Coffee sector strives for improved efficiency
Despite having become the world’s second biggest coffee exporters, Vietnamese businesses deal passively with fluctuations on the world market which directly affect farmers’ incomes.
More exports less profit
Every year Vietnam exports around 1 million tonnes of coffee, mainly Robusta, to 80 countries and territories, including 10 major clients. Twenty-six large foreign companies purchase coffee directly from Vietnam and 126 local businesses sell their products to 3,000 purchasing agents. Most businesses apply old criteria in purchasing and processing. Only 1 percent of local businesses apply the 4193:2005 standard. This reduces the value of Vietnamese coffee on the world market.
Ninety-five percent of Vietnam’s coffee production is for export while only 5 percent is consumed domestically. At present, Vietnam processes no more than 10,000 tonnes of its coffee. This figure will increase to 30,000 tonnes in the next five years. The amount is very small compared to the total production output of 1 million tonnes. Experts worry that the coffee sector is too dependent on exports.
Vietnam has more than 100 processing factories with a total capacity of 1 million tonnes per year, but these factories operate inefficiently. It costs tens of billions of Vietnam dong to build a factory but its production seldom exceeds 20-30 percent of capacity. Meanwhile, 80 percent of the coffee being processed is processed by small family operations.
It is wasteful to pour much investment into building underutilised processing factories. At the same time many farmers lack drying grounds and driers, and as a result, the quality of Vietnamese coffee suffers. Every year, Vietnamese coffee which is rejected accounts for 80 percent of the total volume on the world market.

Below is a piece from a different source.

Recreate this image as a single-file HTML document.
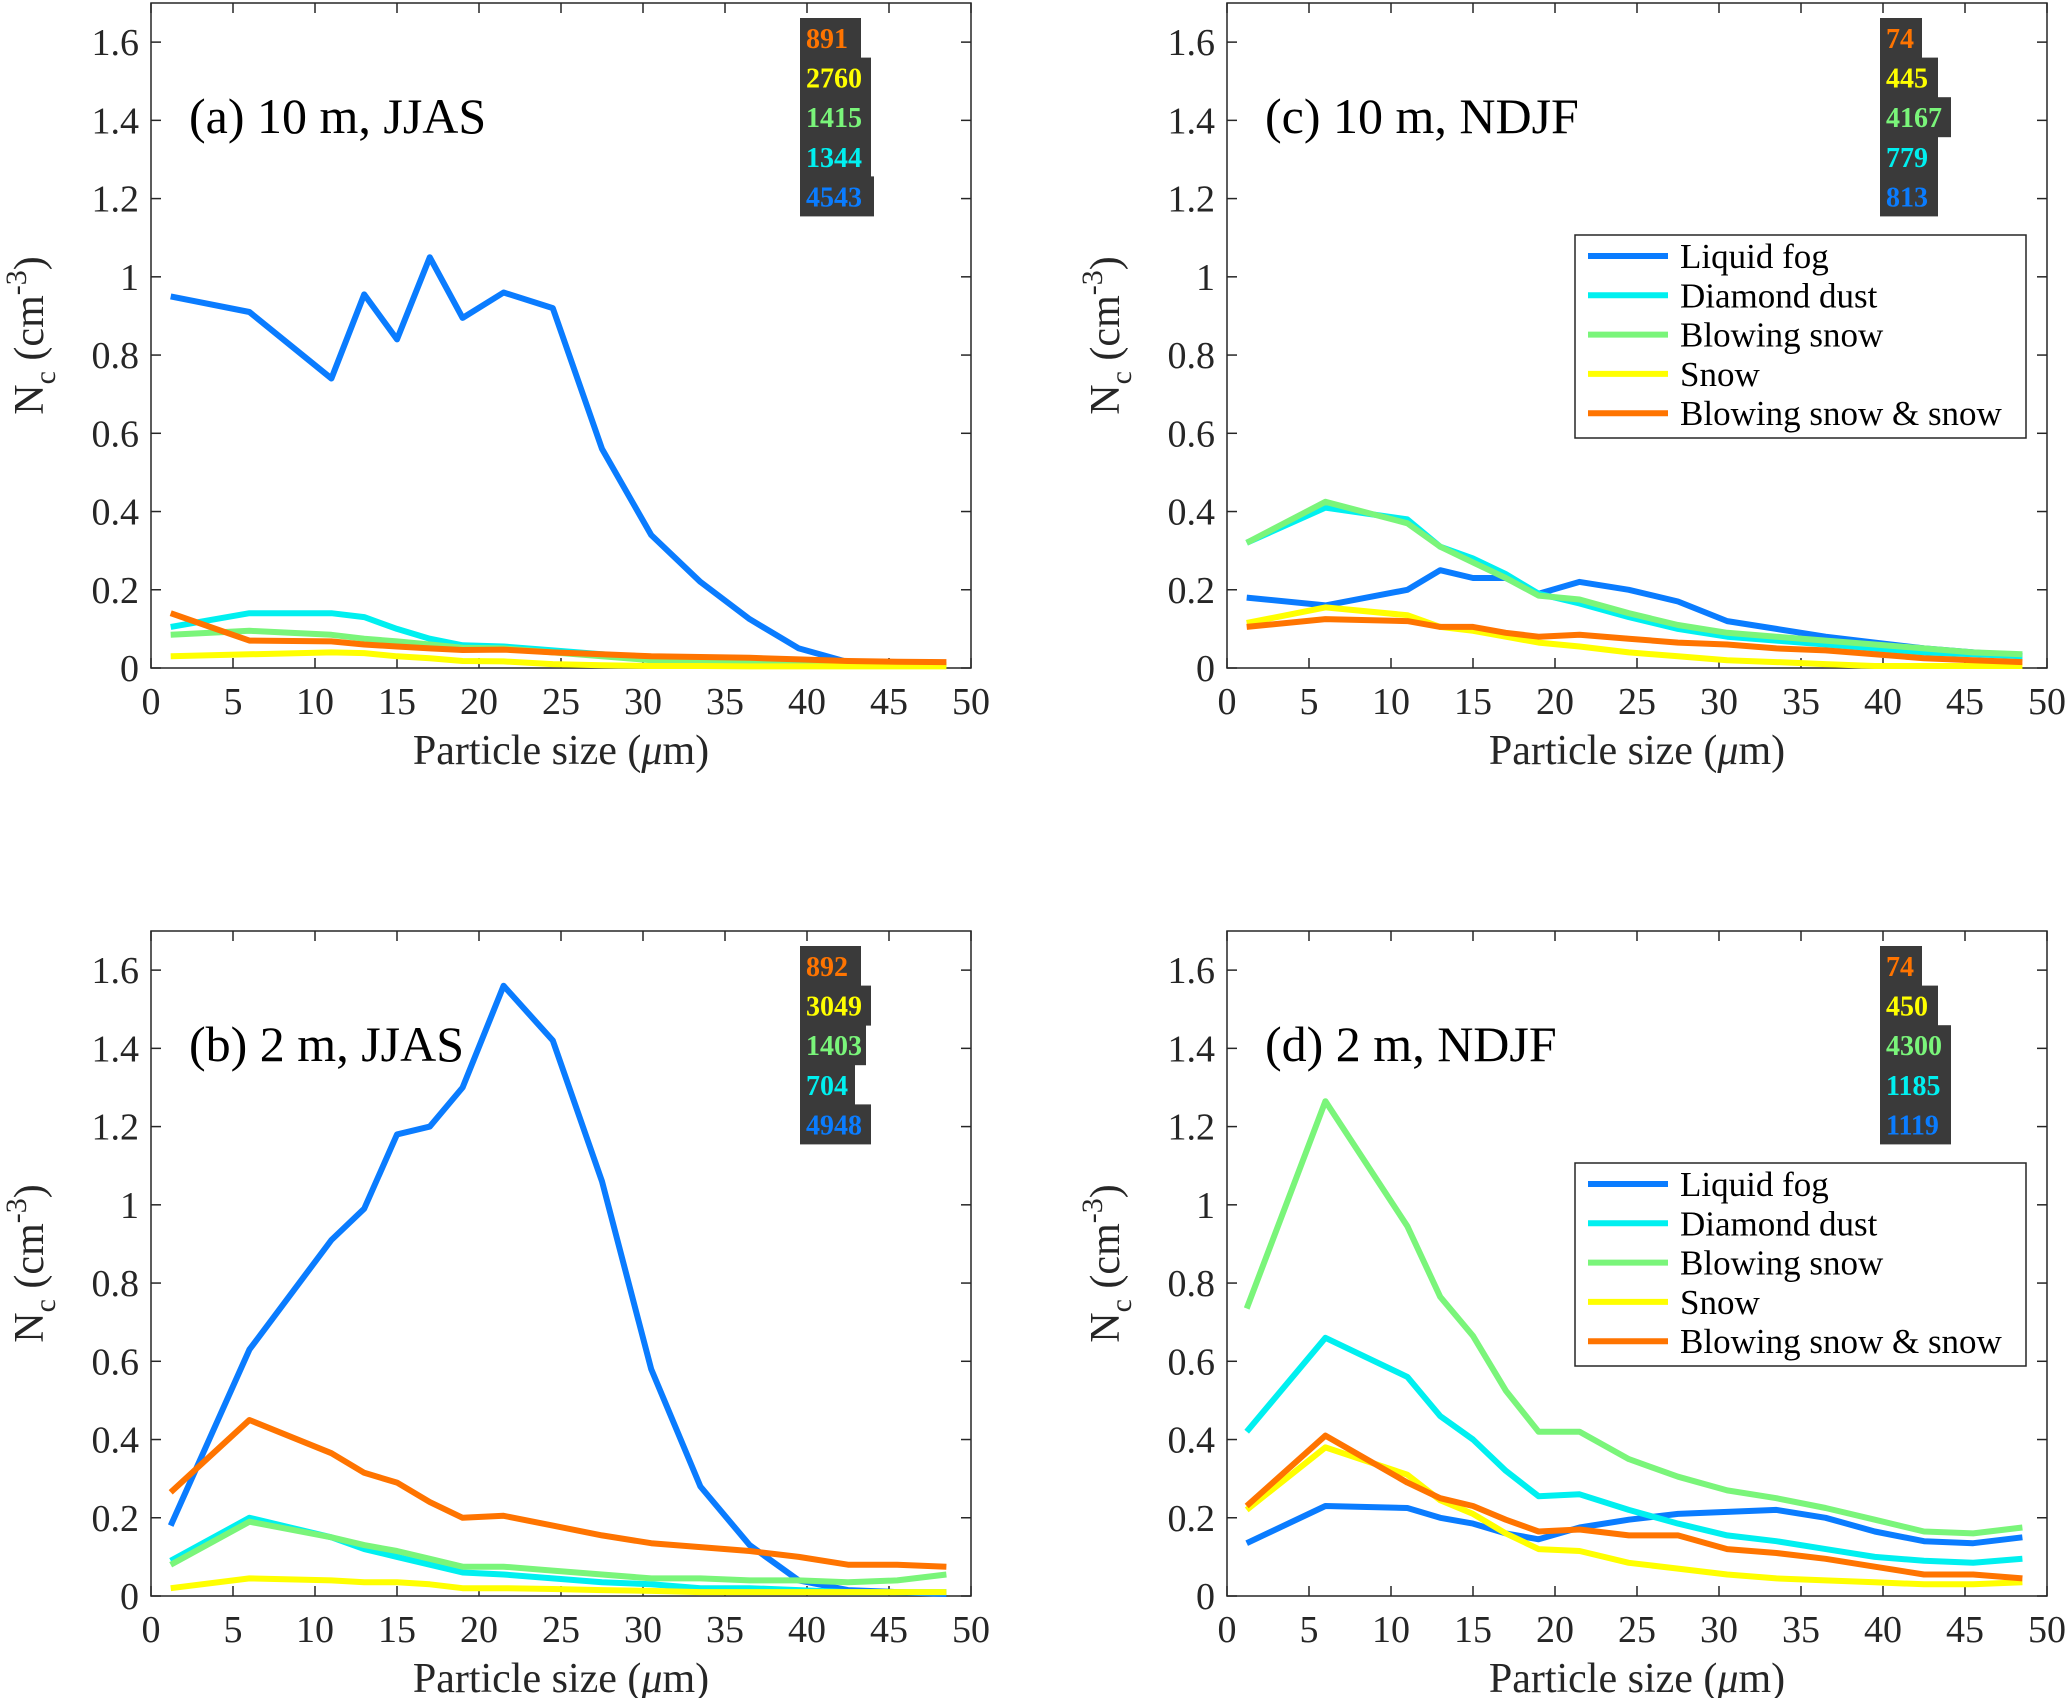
<!DOCTYPE html>
<html><head><meta charset="utf-8"><style>
html,body{margin:0;padding:0;background:#fff;}
svg{display:block;font-family:"Liberation Serif","DejaVu Serif",serif;}
</style></head><body>
<svg id="fig" width="2067" height="1698" viewBox="0 0 2067 1698" xmlns="http://www.w3.org/2000/svg"></svg>
<script>
const xs = [1.2,6,11,13,15,17,19,21.5,24.5,27.5,30.5,33.5,36.5,39.5,42.5,45.5,48.5];
const seriesNames = ["Liquid fog","Diamond dust","Blowing snow","Snow","Blowing snow & snow"];
const colors = ["#0a7cff","#00f0f0","#7af57a","#ffff00","#ff7400"];
const xTicks = [0,5,10,15,20,25,30,35,40,45,50];
const yTicks = [0,0.2,0.4,0.6,0.8,1,1.2,1.4,1.6];
const yTickLabels = ["0","0.2","0.4","0.6","0.8","1","1.2","1.4","1.6"];

const aBlue=[0.95,0.91,0.74,0.955,0.84,1.05,0.895,0.96,0.92,0.56,0.34,0.22,0.125,0.05,0.015,0.01,0.005];
const aCyan=[0.105,0.14,0.14,0.13,0.1,0.075,0.058,0.055,0.045,0.035,0.025,0.02,0.015,0.01,0.01,0.008,0.008];
const aGreen=[0.085,0.095,0.085,0.075,0.068,0.06,0.052,0.05,0.04,0.03,0.02,0.015,0.012,0.01,0.01,0.008,0.008];
const aYellow=[0.03,0.035,0.04,0.038,0.03,0.025,0.018,0.017,0.01,0.007,0.005,0.005,0.004,0.004,0.004,0.004,0.004];
const aOrange=[0.14,0.07,0.068,0.06,0.055,0.05,0.046,0.047,0.04,0.035,0.03,0.028,0.026,0.022,0.018,0.016,0.015];

const cBlue=[0.18,0.16,0.2,0.25,0.23,0.23,0.19,0.22,0.2,0.17,0.12,0.1,0.08,0.065,0.05,0.04,0.03];
const cCyan=[0.32,0.41,0.38,0.31,0.28,0.24,0.19,0.165,0.13,0.1,0.08,0.07,0.06,0.05,0.04,0.035,0.03];
const cGreen=[0.32,0.425,0.37,0.31,0.27,0.23,0.185,0.175,0.14,0.11,0.09,0.08,0.07,0.06,0.05,0.04,0.035];
const cYellow=[0.115,0.155,0.135,0.105,0.095,0.08,0.065,0.055,0.04,0.03,0.02,0.015,0.01,0.005,0.005,0.005,0.005];
const cOrange=[0.105,0.125,0.12,0.105,0.105,0.09,0.08,0.085,0.075,0.065,0.06,0.05,0.045,0.035,0.025,0.02,0.015];

const bBlue=[0.18,0.63,0.91,0.99,1.18,1.2,1.3,1.56,1.42,1.06,0.58,0.28,0.13,0.04,0.015,0.01,0.005];
const bCyan=[0.09,0.2,0.15,0.12,0.1,0.08,0.06,0.055,0.045,0.035,0.03,0.02,0.02,0.015,0.01,0.01,0.01];
const bGreen=[0.08,0.19,0.15,0.13,0.115,0.095,0.075,0.075,0.065,0.055,0.045,0.045,0.04,0.04,0.035,0.04,0.055];
const bYellow=[0.02,0.045,0.04,0.035,0.035,0.03,0.02,0.02,0.018,0.015,0.013,0.01,0.01,0.01,0.01,0.01,0.01];
const bOrange=[0.265,0.45,0.365,0.315,0.29,0.24,0.2,0.205,0.18,0.155,0.135,0.125,0.115,0.1,0.08,0.08,0.075];

const dBlue=[0.135,0.23,0.225,0.2,0.185,0.16,0.145,0.175,0.195,0.21,0.215,0.22,0.2,0.165,0.14,0.135,0.15];
const dCyan=[0.42,0.66,0.56,0.46,0.4,0.32,0.255,0.26,0.22,0.185,0.155,0.14,0.12,0.1,0.09,0.085,0.095];
const dGreen=[0.735,1.265,0.945,0.765,0.665,0.525,0.42,0.42,0.35,0.305,0.27,0.25,0.225,0.195,0.165,0.16,0.175];
const dYellow=[0.22,0.38,0.31,0.245,0.21,0.16,0.12,0.115,0.085,0.07,0.055,0.045,0.04,0.035,0.03,0.03,0.035];
const dOrange=[0.23,0.41,0.29,0.25,0.23,0.195,0.165,0.17,0.155,0.155,0.12,0.11,0.095,0.075,0.055,0.055,0.045];

const aCounts=["891","2760","1415","1344","4543"];
const bCounts=["892","3049","1403","704","4948"];
const cCounts=["74","445","4167","779","813"];
const dCounts=["74","450","4300","1185","1119"];

const NS="http://www.w3.org/2000/svg";
const svg=document.getElementById('fig');
function mk(tag,attrs,parent,text){const e=document.createElementNS(NS,tag);for(const k in attrs)e.setAttribute(k,attrs[k]);if(text!==undefined)e.textContent=text;(parent||svg).appendChild(e);return e;}

const panels=[
 {id:'a',L:151,T:3,title:"(a) 10 m, JJAS",data:[aBlue,aCyan,aGreen,aYellow,aOrange],counts:aCounts,cw:[61,71,71,71,74],legend:false},
 {id:'c',L:1227,T:3,title:"(c) 10 m, NDJF",data:[cBlue,cCyan,cGreen,cYellow,cOrange],counts:cCounts,cw:[42,58,71,58,58],legend:true},
 {id:'b',L:151,T:931,title:"(b) 2 m, JJAS",data:[bBlue,bCyan,bGreen,bYellow,bOrange],counts:bCounts,cw:[61,71,66,55,71],legend:false},
 {id:'d',L:1227,T:931,title:"(d) 2 m, NDJF",data:[dBlue,dCyan,dGreen,dYellow,dOrange],counts:dCounts,cw:[42,58,71,71,71],legend:true}
];
const W=820,H=665,YMAX=1.7,XMAX=50;

panels.forEach(p=>{
  const g=mk('g',{});
  
  
  const X=v=>p.L+v/XMAX*W;
  const Y=v=>p.T+H-v/YMAX*H;
  const B=p.T+H;
  mk('rect',{x:p.L,y:p.T,width:W,height:H,fill:'#fff',stroke:'#262626','stroke-width':1.5},g);
  xTicks.forEach(t=>{
    const x=X(t);
    mk('line',{x1:x,y1:B,x2:x,y2:B-10,stroke:'#262626','stroke-width':1.5},g);
    mk('line',{x1:x,y1:p.T,x2:x,y2:p.T+10,stroke:'#262626','stroke-width':1.5},g);
    const tl=mk('text',{x:x,y:B+46,'text-anchor':'middle','font-size':38,fill:'#262626'},g,String(t));
    
    
  });
  yTicks.forEach((t,i)=>{
    const y=Y(t);
    mk('line',{x1:p.L,y1:y,x2:p.L+10,y2:y,stroke:'#262626','stroke-width':1.5},g);
    mk('line',{x1:p.L+W,y1:y,x2:p.L+W-10,y2:y,stroke:'#262626','stroke-width':1.5},g);
    const tl=mk('text',{x:p.L-12,y:y+13,'text-anchor':'end','font-size':38,fill:'#262626'},g,yTickLabels[i]);
    
    
  });
  const xl=mk('text',{x:p.L+W/2,y:B+96,'text-anchor':'middle','font-size':42,fill:'#262626'},g);
  
  
  xl.innerHTML='Particle size (<tspan font-style="italic">μ</tspan>m)';
  const cy=p.T+H/2, cx=p.L-108;
  const yl=mk('text',{x:cx,y:cy,'text-anchor':'middle','font-size':42,fill:'#262626',transform:`rotate(-90 ${cx} ${cy})`},g);
  
  
  yl.innerHTML='N<tspan dy="12" font-size="30">c</tspan><tspan dy="-12"> (cm</tspan><tspan dy="-17" font-size="30">-3</tspan><tspan dy="17">)</tspan>';
  const tt=mk('text',{x:p.L+38,y:p.T+130,'font-size':50,fill:'#000'},g,p.title);
  
  
  p.data.forEach((vals,si)=>{
    const pts=vals.map((v,i)=>X(xs[i]).toFixed(1)+','+Y(v).toFixed(1)).join(' ');
    const pl=mk('polyline',{points:pts,fill:'none',stroke:colors[si],'stroke-width':6,'stroke-linejoin':'round'},g);
    
    
  });
  const order=[4,3,2,1,0];
  const bx=p.id==='a'||p.id==='b'?800:1880;
  p.counts.forEach((c,i)=>{
    const y0=p.T+15+i*39.6;
    const r=mk('rect',{x:bx,y:y0,width:p.cw[i],height:40,fill:'#3a3a3a'},g);
    
    
    const t=mk('text',{x:bx+6,y:y0+30,'font-size':28,'font-weight':'bold',fill:colors[order[i]]},g,c);
    
    
  });
  if(p.legend){
    const lg=mk('g',{},g);
    
    
    const ly=p.T+232;
    mk('rect',{x:1575,y:ly,width:451,height:203,fill:'#fff',stroke:'#262626','stroke-width':1.5},lg);
    seriesNames.forEach((n,i)=>{
      const yy=ly+21+i*39.3;
      mk('line',{x1:1588,y1:yy,x2:1668,y2:yy,stroke:colors[i],'stroke-width':6},lg);
      const t=mk('text',{x:1680,y:yy+12,'font-size':35,fill:'#000'},lg,n);
      
      
    });
  }
});
</script>
</body></html>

Without supporting policies, the image of Vietnamese coffee will remain poor, says Nguyen Thai Hoa, general director of the Thai Hoa group.
Chairman of the Vietnam Coffee and Cocoa Association, Luong Van Tu, says most of world coffee sector’s total revenues of US$80 billion fall to the major processors. The coffee producers, including Vietnam, receive only a small portion – around US$11-13 billion.
Risk reduction helps increase effectiveness
Vu Van Dong, Deputy Director of the Dak Lak Provincial Department of Agriculture and Rural Development (DARD), says that in 2009, the province had a total coffee area of 180,000 ha (30,000 ha higher than plan), yielding 380,000 tonnes. 85 percent of the area is cultivated by farming households. According to Dong, the biggest problem is that there is no difference in the purchase price of ripe and unripe coffee, which motivates farmers to harvest coffee before it is ripe to avoid changeable weather.
Dak Nong DARD director Nguyen Duc Luyen is worried that unplanned expansion of the coffee cultivation area will reduce the area of forest and negatively affect water sources.
Although coffee contributes 40 percent of the province’s GDP, it is a risky business, says Luyen, noting that farmers are often selling coffee at a loss. Coffee cultivation can be less efficient than other cultivated crops. So it is important to consider the area of coffee cultivation very carefully.
Luyen proposes a direct support policy for coffee farmers because nobody has benefited from the recent policy of buying coffee for stockpile.
MARD deputy minister Bui Ba Bong says that according to the government, its policy to buy coffee for stockpile is aimed at ensuring consumption to help farmers when prices fall and adjusting the export prices for maximum benefit, in order to avoid dumping when prices drop, which can cause damage to both traders and farmers.
The Department of Cultivation under MARD proposes building a sustainable coffee development programme to 2020, setting up a national coordinating committee for the coffee sector, establishing an assistance fund, building a mechanism to buy coffee for stockpile to counter price drops, and making coffee a candidate for government price intervention to protect the farmers.